The new promotion video for The Black Eyed Peace and especially Aerosmith is called 'Be Cool', a sequel to the pretty cool 'Get Shorty'. This is one of those sequels where close to nothing works simply because it has been done earlier and better. 'Be Cool' knows it has been done earlier, but it thinks it has the same magic. It refers to other movies and to itself as a sequel and although it is a little fun sometimes, most of the time it is not.

Like 'Get Shorty' it stars John Travolta as Chili Palmer, a gangster who went into the movie industry in the first film. Now he goes into the music industry, not that special to begin with, together with the wife of his dead friend. She happens to be Uma Thurman and so the 'Pulp Fiction' duo is there. Especially the scenes with Travolta and Thurman that mirror scenes from 'Pulp Fiction', there is a dance sequence to name one, fail completely.

Of course a film needs villains. Here we have a group of Russians, another producer named Nick Carr (Harvey Keitel), with who Chili fights for a great singer named Linda Moon (Christina Milian), Carr's helpers Raji (Vince Vaughn) and Elliot Wilhelm (The Rock) and a group of rappers including Sin LaSalle (Cedric the Entertainer) and Dabu (André Benjamin). The villains are not what they could be either.
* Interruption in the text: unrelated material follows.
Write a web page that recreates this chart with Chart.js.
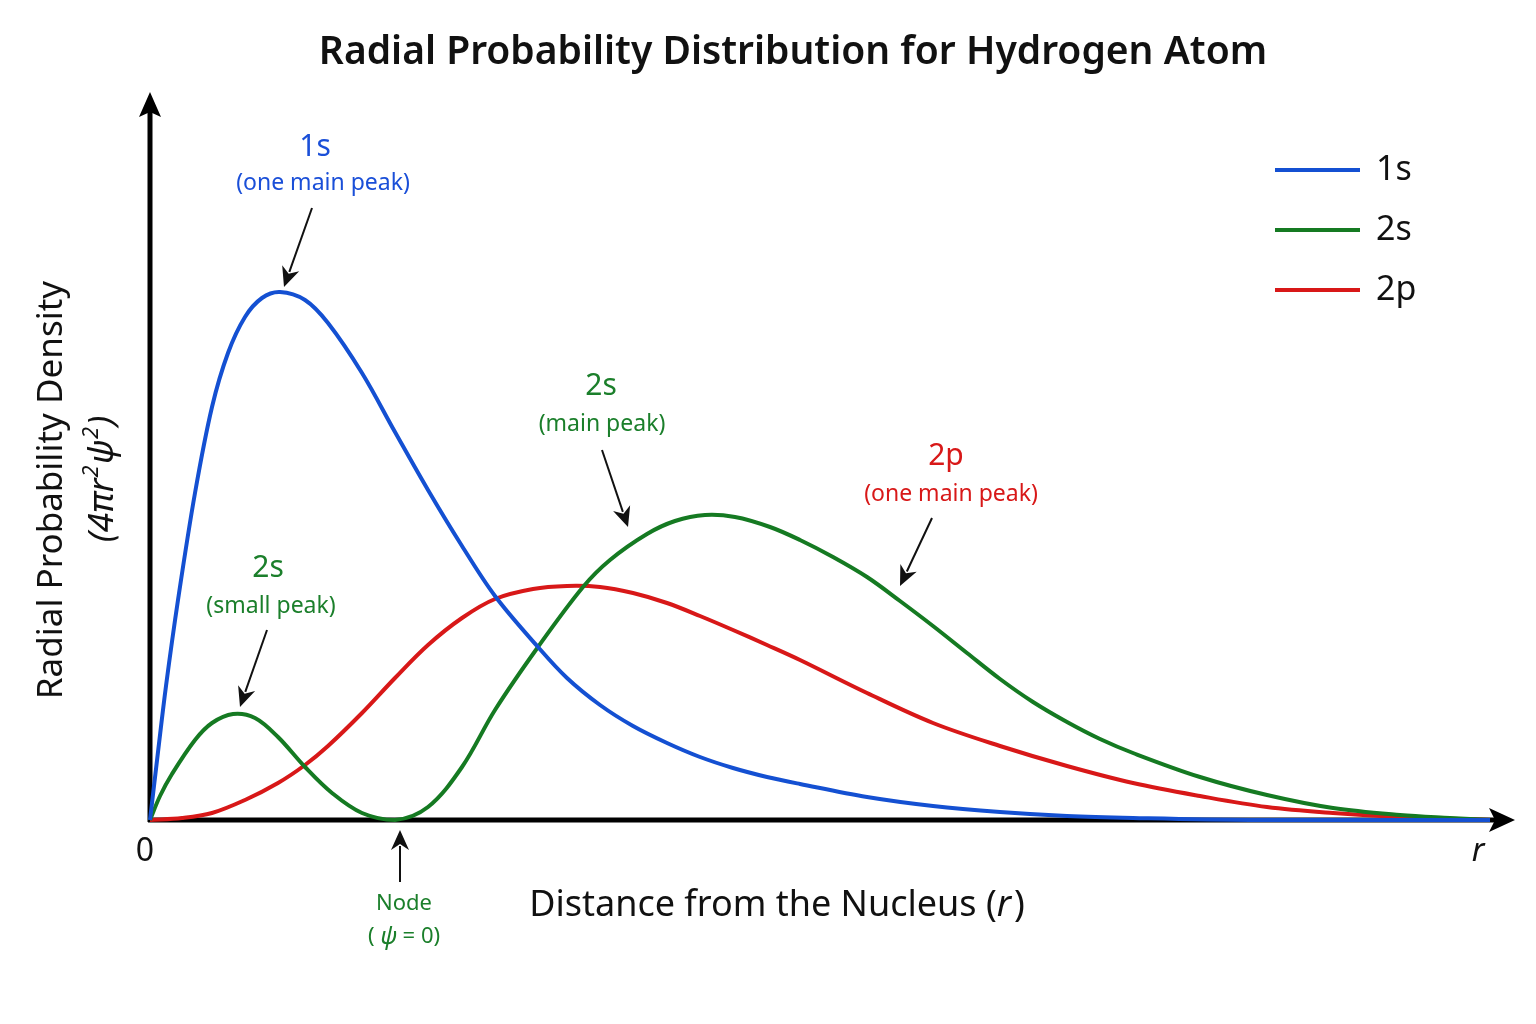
<!DOCTYPE html>
<html>
<head>
<meta charset="utf-8">
<script src="https://cdn.jsdelivr.net/npm/chart.js@4.4.1/dist/chart.umd.min.js"></script>
<style>
  html, body { margin: 0; padding: 0; background: #fff; }
  #wrap { width: 1536px; height: 1024px; }
</style>
</head>
<body>
<div id="wrap"><canvas id="rpd"></canvas></div>
<script>
// Curve samples (r in arbitrary units, density in arbitrary units)
const r1s = [0, 0.08, 0.16, 0.28, 0.45, 0.62, 0.78, 0.95, 1.12, 1.30, 1.55, 1.78, 2.12, 2.45, 2.78, 3.12, 3.45,
             3.88, 4.17, 4.50, 4.83, 5.17, 5.50, 5.83, 6.17, 6.50, 7.17, 7.83, 8.50, 9.17, 9.83, 11.0, 13.4];
const p1s = [0, 0.68, 1.34, 2.20, 3.27, 4.13, 4.67, 5.03, 5.22, 5.28, 5.20, 4.97, 4.47, 3.88, 3.30, 2.74, 2.24,
             1.73, 1.42, 1.15, 0.94, 0.77, 0.63, 0.52, 0.43, 0.36, 0.23, 0.14, 0.08, 0.04, 0.02, 0.0, 0.0];

const r2s = [0, 0.10, 0.22, 0.45, 0.62, 0.83, 1.05, 1.28, 1.55, 1.82, 2.12, 2.45, 2.78, 3.12, 3.45, 3.88, 4.33,
             4.60, 4.97, 5.25, 5.55, 5.85, 6.20, 6.50, 6.83, 7.17, 7.50, 7.83, 8.17, 8.50, 8.83, 9.17, 9.50,
             9.83, 10.50, 11.17, 11.83, 12.50, 13.0, 13.4];
const p2s = [0, 0.24, 0.46, 0.80, 0.97, 1.06, 1.02, 0.83, 0.53, 0.27, 0.07, 0.0, 0.13, 0.53, 1.10, 1.73, 2.33,
             2.60, 2.86, 2.99, 3.05, 3.03, 2.93, 2.80, 2.63, 2.43, 2.19, 1.94, 1.67, 1.41, 1.18, 0.98, 0.81,
             0.67, 0.43, 0.25, 0.12, 0.05, 0.02, 0.0];

const r2p = [0, 0.32, 0.62, 0.95, 1.28, 1.55, 1.78, 2.12, 2.45, 2.78, 3.12, 3.45, 3.83, 4.17, 4.50, 4.83, 5.17,
             5.50, 5.83, 6.17, 6.50, 7.17, 7.83, 8.50, 9.17, 9.83, 10.50, 11.17, 11.83, 12.50, 13.4];
const p2p = [0, 0.02, 0.07, 0.20, 0.37, 0.55, 0.74, 1.07, 1.42, 1.75, 2.02, 2.21, 2.31, 2.34, 2.33, 2.27, 2.17,
             2.04, 1.90, 1.75, 1.60, 1.27, 0.97, 0.74, 0.54, 0.37, 0.24, 0.13, 0.07, 0.03, 0.0];

const seriesNames = ['1s', '2s', '2p'];
const seriesColors = ['#1450d2', '#157a22', '#d81818'];

// Callouts, positioned in data units
const callouts = [
  { title: '1s', sub: '(one main peak)', color: '#1a4fd8', at: [1.65, 6.73], subAt: [1.73, 6.37], from: [1.62, 6.12], to: [1.34, 5.33] },
  { title: '2s', sub: '(small peak)', color: '#1b7f2b', at: [1.18, 2.52], subAt: [1.21, 2.14], from: [1.17, 1.90], to: [0.90, 1.13] },
  { title: '2s', sub: '(main peak)', color: '#1b7f2b', at: [4.51, 4.34], subAt: [4.52, 3.96], from: [4.52, 3.70], to: [4.78, 2.93] },
  { title: '2p', sub: '(one main peak)', color: '#d81818', at: [7.96, 3.64], subAt: [8.01, 3.26], from: [7.82, 3.02], to: [7.50, 2.34] }
];
const nodeNote = { lines: ['Node', '( \u03C8 = 0)'], color: '#1b7f2b', at: [2.54, -0.84], at2: [2.54, -1.17], from: [2.50, -0.62], to: [2.50, -0.10] };

const FONT = '"Noto Sans", "Open Sans", sans-serif';

function toPts(xs, ys) {
  return xs.map((x, i) => ({ x: x, y: ys[i] }));
}

function arrow(ctx, x1, y1, x2, y2, head, half, width) {
  const a = Math.atan2(y2 - y1, x2 - x1);
  ctx.beginPath();
  ctx.moveTo(x1, y1);
  ctx.lineTo(x2 - Math.cos(a) * head * 0.8, y2 - Math.sin(a) * head * 0.8);
  ctx.lineWidth = width;
  ctx.stroke();
  ctx.beginPath();
  ctx.moveTo(x2, y2);
  ctx.lineTo(x2 - Math.cos(a) * head + Math.sin(a) * half, y2 - Math.sin(a) * head - Math.cos(a) * half);
  ctx.lineTo(x2 - Math.cos(a) * head * 0.7, y2 - Math.sin(a) * head * 0.7);
  ctx.lineTo(x2 - Math.cos(a) * head - Math.sin(a) * half, y2 - Math.sin(a) * head + Math.cos(a) * half);
  ctx.closePath();
  ctx.fill();
}

// draw a run of [text, font, dy, gap] pieces, centred on cx
function drawRun(ctx, pieces, cx, cy) {
  let total = 0;
  pieces.forEach(p => { ctx.font = p[1]; total += ctx.measureText(p[0]).width + (p[3] || 0); });
  let x = cx - total / 2;
  ctx.textAlign = 'left';
  pieces.forEach(p => {
    ctx.font = p[1];
    ctx.fillText(p[0], x, cy + (p[2] || 0));
    x += ctx.measureText(p[0]).width + (p[3] || 0);
  });
  ctx.textAlign = 'center';
}

// axes with arrowheads, drawn under the curves
const axesPlugin = {
  id: 'axesArrows',
  beforeDatasetsDraw(chart) {
    const { ctx, scales: { x, y } } = chart;
    const x0 = x.getPixelForValue(0), y0 = y.getPixelForValue(0);
    const xEnd = x.getPixelForValue(x.max), yTop = y.getPixelForValue(y.max);
    ctx.save();
    ctx.strokeStyle = '#000';
    ctx.fillStyle = '#000';
    ctx.lineWidth = 5;
    ctx.beginPath();
    ctx.moveTo(x0, y0 + 2);
    ctx.lineTo(x0, yTop + 20);
    ctx.stroke();
    ctx.beginPath();
    ctx.moveTo(x0 - 2, y0);
    ctx.lineTo(xEnd - 20, y0);
    ctx.stroke();
    ctx.beginPath();
    ctx.moveTo(x0, yTop);
    ctx.lineTo(x0 - 11, yTop + 25);
    ctx.lineTo(x0, yTop + 20);
    ctx.lineTo(x0 + 11, yTop + 25);
    ctx.closePath();
    ctx.fill();
    ctx.beginPath();
    ctx.moveTo(xEnd, y0);
    ctx.lineTo(xEnd - 26, y0 - 12);
    ctx.lineTo(xEnd - 20, y0);
    ctx.lineTo(xEnd - 26, y0 + 12);
    ctx.closePath();
    ctx.fill();
    ctx.restore();
  },
  afterDatasetsDraw(chart) {
    const { ctx, scales: { x, y } } = chart;
    const X = v => x.getPixelForValue(v), Y = v => y.getPixelForValue(v);
    ctx.save();
    ctx.textAlign = 'center';
    ctx.textBaseline = 'middle';

    // title
    ctx.fillStyle = '#111';
    ctx.font = '600 39px ' + FONT;
    ctx.fillText('Radial Probability Distribution for Hydrogen Atom', 793, 53);

    // origin + r label
    ctx.font = '32px ' + FONT;
    ctx.fillText('0', X(0) - 5, Y(0) + 32);
    ctx.font = 'italic 32px ' + FONT;
    ctx.fillText('r', 1478, Y(0) + 32);

    // x axis title with italic r
    drawRun(ctx, [
      ['Distance from the Nucleus (', '36px ' + FONT],
      ['r', 'italic 36px ' + FONT, 0, 3],
      [')', '36px ' + FONT]
    ], 777, 906);

    // y axis title
    ctx.save();
    ctx.translate(52, 490);
    ctx.rotate(-Math.PI / 2);
    ctx.font = '35px ' + FONT;
    ctx.fillText('Radial Probability Density', 0, 0);
    ctx.restore();
    ctx.save();
    ctx.translate(103, 479);
    ctx.rotate(-Math.PI / 2);
    const it = 'italic 35px ' + FONT, sup = 'italic 22px ' + FONT;
    drawRun(ctx, [
      ['(4\u03C0r', it, 0, 1],
      ['2', sup, -11, 1],
      ['\u03C8', it, 0, 1],
      ['2', sup, -11, 1],
      [')', it]
    ], 0, 0);
    ctx.restore();

    // callouts
    callouts.forEach(c => {
      ctx.fillStyle = c.color;
      ctx.font = '30px ' + FONT;
      ctx.fillText(c.title, X(c.at[0]), Y(c.at[1]));
      ctx.font = '23px ' + FONT;
      ctx.fillText(c.sub, X(c.subAt[0]), Y(c.subAt[1]));
      ctx.strokeStyle = '#111';
      ctx.fillStyle = '#111';
      arrow(ctx, X(c.from[0]), Y(c.from[1]), X(c.to[0]), Y(c.to[1]), 20, 9, 2);
    });

    // node note
    ctx.fillStyle = nodeNote.color;
    ctx.font = '22px ' + FONT;
    ctx.fillText(nodeNote.lines[0], X(nodeNote.at[0]), Y(nodeNote.at[1]));
    drawRun(ctx, [
      ['( ', '22px ' + FONT],
      ['\u03C8', 'italic 24px ' + FONT],
      [' = 0)', '22px ' + FONT]
    ], X(nodeNote.at2[0]), Y(nodeNote.at2[1]));
    ctx.strokeStyle = '#111';
    ctx.fillStyle = '#111';
    arrow(ctx, X(nodeNote.from[0]), Y(nodeNote.from[1]), X(nodeNote.to[0]), Y(nodeNote.to[1]), 20, 9, 2);

    // legend
    chart.data.datasets.forEach((ds, i) => {
      const ly = 170 + i * 60;
      ctx.strokeStyle = ds.borderColor;
      ctx.lineWidth = 4;
      ctx.beginPath();
      ctx.moveTo(1275, ly);
      ctx.lineTo(1360, ly);
      ctx.stroke();
      ctx.fillStyle = '#111';
      ctx.textAlign = 'left';
      ctx.font = '34px ' + FONT;
      ctx.fillText(ds.label, 1376, ly);
      ctx.textAlign = 'center';
    });
    ctx.restore();
  }
};

const ctx = document.getElementById('rpd').getContext('2d');
const chart = new Chart(ctx, {
  type: 'scatter',
  data: {
    datasets: [
      { label: seriesNames[0], data: toPts(r1s, p1s), borderColor: seriesColors[0] },
      { label: seriesNames[1], data: toPts(r2s, p2s), borderColor: seriesColors[1] },
      { label: seriesNames[2], data: toPts(r2p, p2p), borderColor: seriesColors[2] }
    ].map(d => Object.assign(d, {
      showLine: true,
      borderWidth: 4,
      pointRadius: 0,
      pointHoverRadius: 0,
      tension: 0.35,
      fill: false,
      clip: false
    }))
  },
  options: {
    responsive: true,
    maintainAspectRatio: false,
    animation: false,
    layout: { padding: { left: 150, right: 21, top: 92, bottom: 204 } },
    scales: {
      x: { type: 'linear', min: 0, max: 13.65, display: false },
      y: { type: 'linear', min: 0, max: 7.28, display: false }
    },
    plugins: {
      legend: { display: false },
      title: { display: false },
      tooltip: { enabled: false }
    }
  },
  plugins: [axesPlugin]
});
</script>
</body>
</html>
Keitel, who had a cameo appearance in 'Get Shorty', is one of his earlier characters only less interesting, Vaughn does his best with a concept that is not funny to begin with (as a white guy he thinks he is black) and The Rock has his moments although he also starts with a concept that is not that funny (he is a gay bodyguard who wants to be an actor). The rappers are handled as stereotypes, I guess that is the joke, and only André Benjamin from Outkast delivers some nice moments.

Where 'Get Shorty' and other movies based on Elmore Leonard's novels like 'Jackie Brown' and 'Out of Sight' work, 'Be Cool' does not. You can call Travolta cool here, but Travolta is always cool so that fact can not save a movie anymore. When a movie wants to joke about the movie industry while using the music industry (I have not even mentioned how The Black Eyed Peace and Steven Tyler from Aerosmith enters the movie) it is fine, but it still needs to tell a story with scenes that work, not simply copy and refer to other ones. 'Be Cool' has very little scenes that work on their own.